Chiral Plasmonic Triangular Nanorings with SERS Activity for Ultrasensitive Detection of Amyloid Proteins in Alzheimer's Disease

Chiral plasmonic nanomaterials have attracted unprecedented attention due to their broad applications in biomedicine, negative refractive index, and chiral sensing. Here, using a wet-chemistry process, chiral triangular Au nanorings are fabricated with a platinum (Pt) framework (L/D-Pt@Au triangular nanorings, named L/D-Pt@Au TNRs). The L/D-Pt@Au TNRs exhibit strong optical activity with a g-factor of 0.023 and can be used effectively for the discrimination of enantiomers due to selective resonance coupling between the induced electric and magnetic dipoles associated with enantiomers and the chiral plasmonic TNRs, also known as the surface-enhanced Raman scattering-chiral anisotropy (SERS-ChA) effect. The chiral D-Pt@Au TNRs represent a label-free SERS platform that can be applied to detect A beta monomers and fibrils, the hallmarks of Alzheimer's disease (AD), achieving a limit of detection (LOD) down to 0.045 x 10(-12) m and 4 x 10(-15) m for 42-residue-long amyloid-beta (A beta(42)) monomer and fibrils, respectively. Furthermore, chiral D-Pt@Au TNRs can also be successfully carried out to detect A beta(42) proteins in AD patients with ultrahigh levels of sensitivity, thus allowing picogram quantities of A beta(42) proteins to be identified.

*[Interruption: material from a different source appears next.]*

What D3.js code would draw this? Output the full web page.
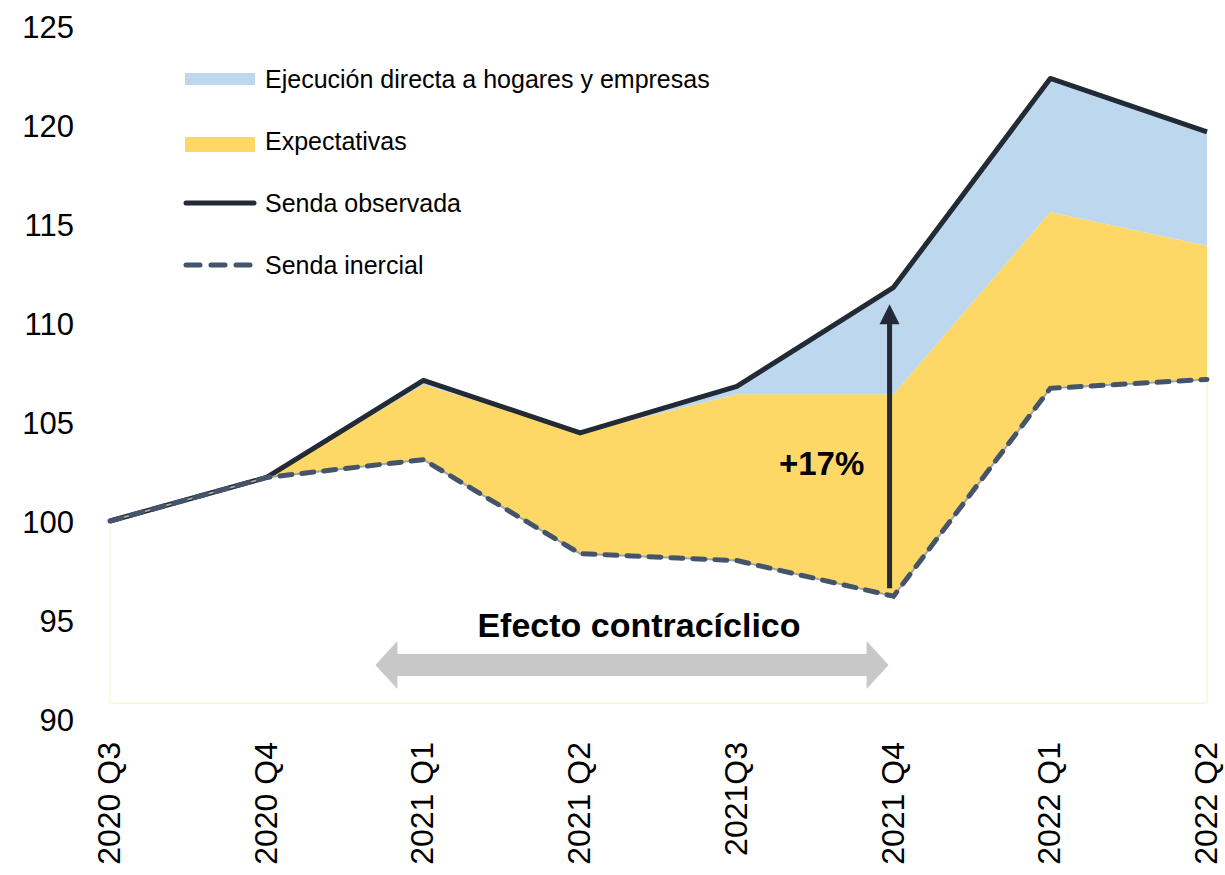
<!DOCTYPE html>
<html>
<head>
<meta charset="utf-8">
<script src="https://cdnjs.cloudflare.com/ajax/libs/d3/7.8.5/d3.min.js"></script>
<style>
  body { margin: 0; background: #fff; }
  svg { display: block; font-family: "Liberation Sans", Arial, sans-serif; }
</style>
</head>
<body>
<svg width="1225" height="875"></svg>
<script>
//  Data
const quarters = ['2020 Q3', '2020 Q4', '2021 Q1', '2021 Q2', '2021Q3', '2021 Q4', '2022 Q1', '2022 Q2'];
const sendaObservada = [100, 102.2, 107.1, 104.45, 106.8, 111.8, 122.35, 119.65];
const sendaExpectativas = [100, 102.2, 106.9, 104.45, 106.4, 106.4, 115.6, 113.9];
const sendaInercial = [100, 102.2, 103.1, 98.35, 98.0, 96.2, 106.7, 107.15];
const areaBase = 90.8;
const yTicks = [90, 95, 100, 105, 110, 115, 120, 125];

const legendItems = [
    { label: 'Ejecución directa a hogares y empresas', kind: 'area', color: '#bdd7ee' },
    { label: 'Expectativas', kind: 'area', color: '#fdd866' },
    { label: 'Senda observada', kind: 'line', color: '#222a35' },
    { label: 'Senda inercial', kind: 'dash', color: '#44546a' }
];

const svg = d3.select('svg');

//  Scales
const x = d3.scalePoint().domain(quarters).range([110, 1207]);
const y = d3.scaleLinear().domain([90, 125]).range([719, 26]);

const rows = quarters.map((q, i) => ({
    q,
    obs: sendaObservada[i],
    exp: sendaExpectativas[i],
    ine: sendaInercial[i]
}));

//======================================================
//  Areas
//======================================================
const area = (lo, hi) => d3.area()
    .x(d => x(d.q))
    .y0(lo)
    .y1(hi);

svg.append('path')
    .datum(rows)
    .attr('d', area(() => y(areaBase), d => y(d.ine)))
    .attr('fill', '#ffffff')
    .attr('stroke', '#f8efcf')
    .attr('stroke-width', 1);

svg.append('path')
    .datum(rows)
    .attr('d', area(d => y(d.ine), d => y(d.exp)))
    .attr('fill', '#fdd866');

svg.append('path')
    .datum(rows)
    .attr('d', area(d => y(d.exp), d => y(d.obs)))
    .attr('fill', '#bdd7ee');

//======================================================
//  Lines
//======================================================
const line = key => d3.line().x(d => x(d.q)).y(d => y(d[key]));

svg.append('path')
    .datum(rows)
    .attr('d', line('obs'))
    .attr('fill', 'none')
    .attr('stroke', '#222a35')
    .attr('stroke-width', 5)
    .attr('stroke-linejoin', 'round');

svg.append('path')
    .datum(rows)
    .attr('d', line('ine'))
    .attr('fill', 'none')
    .attr('stroke', '#a6a6a6')
    .attr('stroke-width', 2);

svg.append('path')
    .datum(rows)
    .attr('d', line('ine'))
    .attr('fill', 'none')
    .attr('stroke', '#44546a')
    .attr('stroke-width', 5)
    .attr('stroke-linecap', 'round')
    .attr('stroke-dasharray', '12 10');

//======================================================
//  Axes
//======================================================
const yAxis = svg.append('g')
    .attr('transform', 'translate(74,0)')
    .call(d3.axisLeft(y).tickValues(yTicks).tickSize(0).tickPadding(0));
yAxis.select('.domain').remove();
yAxis.selectAll('text')
    .attr('font-size', 31)
    .attr('font-family', '"Liberation Sans", Arial, sans-serif')
    .attr('fill', '#000')
    .attr('dy', '0.36em');

const xAxis = svg.append('g')
    .attr('transform', 'translate(-2,742)')
    .call(d3.axisBottom(x).tickSize(0).tickPadding(0));
xAxis.select('.domain').remove();
xAxis.selectAll('text')
    .attr('font-size', 32)
    .attr('font-family', '"Liberation Sans", Arial, sans-serif')
    .attr('fill', '#000')
    .attr('text-anchor', 'end')
    .attr('transform', 'rotate(-90)')
    .attr('x', 0)
    .attr('y', 0)
    .attr('dy', '0.36em');

//======================================================
//  Annotations
//======================================================
//  +17% arrow at 2021 Q4
const q4 = '2021 Q4';
const ax = x(q4) - 4;
const yFrom = y(sendaInercial[5]) - 8;
const yTo = y(sendaObservada[5]) + 17;
svg.append('line')
    .attr('x1', ax).attr('x2', ax)
    .attr('y1', yFrom).attr('y2', yTo + 18)
    .attr('stroke', '#222a35')
    .attr('stroke-width', 5);
svg.append('path')
    .attr('d', `M${ax},${yTo} L${ax - 10},${yTo + 20} L${ax + 10},${yTo + 20} Z`)
    .attr('fill', '#222a35');

svg.append('text')
    .attr('x', ax - 68)
    .attr('y', 475)
    .attr('text-anchor', 'middle')
    .attr('font-size', 33)
    .attr('font-weight', 'bold')
    .attr('fill', '#000')
    .text('+17%');

//  Efecto contracíclico double arrow
const x0 = x('2021 Q1') - 48;
const x1 = x(q4) - 5;
const cy = 665;
const half = 11, headH = 24, headW = 22;
svg.append('path')
    .attr('d', [
        `M${x0},${cy}`,
        `L${x0 + headW},${cy - headH}`,
        `L${x0 + headW},${cy - half}`,
        `L${x1 - headW},${cy - half}`,
        `L${x1 - headW},${cy - headH}`,
        `L${x1},${cy}`,
        `L${x1 - headW},${cy + headH}`,
        `L${x1 - headW},${cy + half}`,
        `L${x0 + headW},${cy + half}`,
        `L${x0 + headW},${cy + headH}`,
        'Z'
    ].join(' '))
    .attr('fill', '#c8c8c8');

svg.append('text')
    .attr('x', (x0 + x1) / 2 + 7)
    .attr('y', 637)
    .attr('text-anchor', 'middle')
    .attr('font-size', 34)
    .attr('font-weight', 'bold')
    .attr('fill', '#000')
    .text('Efecto contracíclico');

//======================================================
//  Legend
//======================================================
const legend = svg.append('g').attr('transform', 'translate(185,79)');
const item = legend.selectAll('g')
    .data(legendItems)
    .join('g')
    .attr('transform', (d, i) => `translate(0,${i * 62})`);

item.filter(d => d.kind === 'area')
    .append('rect')
    .attr('x', 0).attr('y', (d, i) => i === 0 ? -6 : -4)
    .attr('width', 70).attr('height', (d, i) => i === 0 ? 12 : 15)
    .attr('fill', d => d.color);

item.filter(d => d.kind !== 'area')
    .append('line')
    .attr('x1', 1).attr('x2', 69)
    .attr('y1', 0).attr('y2', 0)
    .attr('stroke', d => d.color)
    .attr('stroke-width', 5)
    .attr('stroke-linecap', 'round')
    .attr('stroke-dasharray', d => d.kind === 'dash' ? '14 11' : null);

item.append('text')
    .attr('x', 80)
    .attr('y', 0)
    .attr('dy', '0.36em')
    .attr('font-size', 25)
    .attr('fill', '#000')
    .text(d => d.label);
</script>
</body>
</html>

This research opens up an avenue for the use of chiral plasmonic nanomaterials as ultrasensitive SERS substrates to early diagnosis of protein-misfolding diseases.

Automated summary

Chiral triangular gold nanorings fabricated with a wet-chemistry process exhibit strong optical activity and can effectively discriminate enantiomers. These nanorings are used for detecting Alzheimer's disease biomarkers with high sensitivity, allowing for early diagnosis.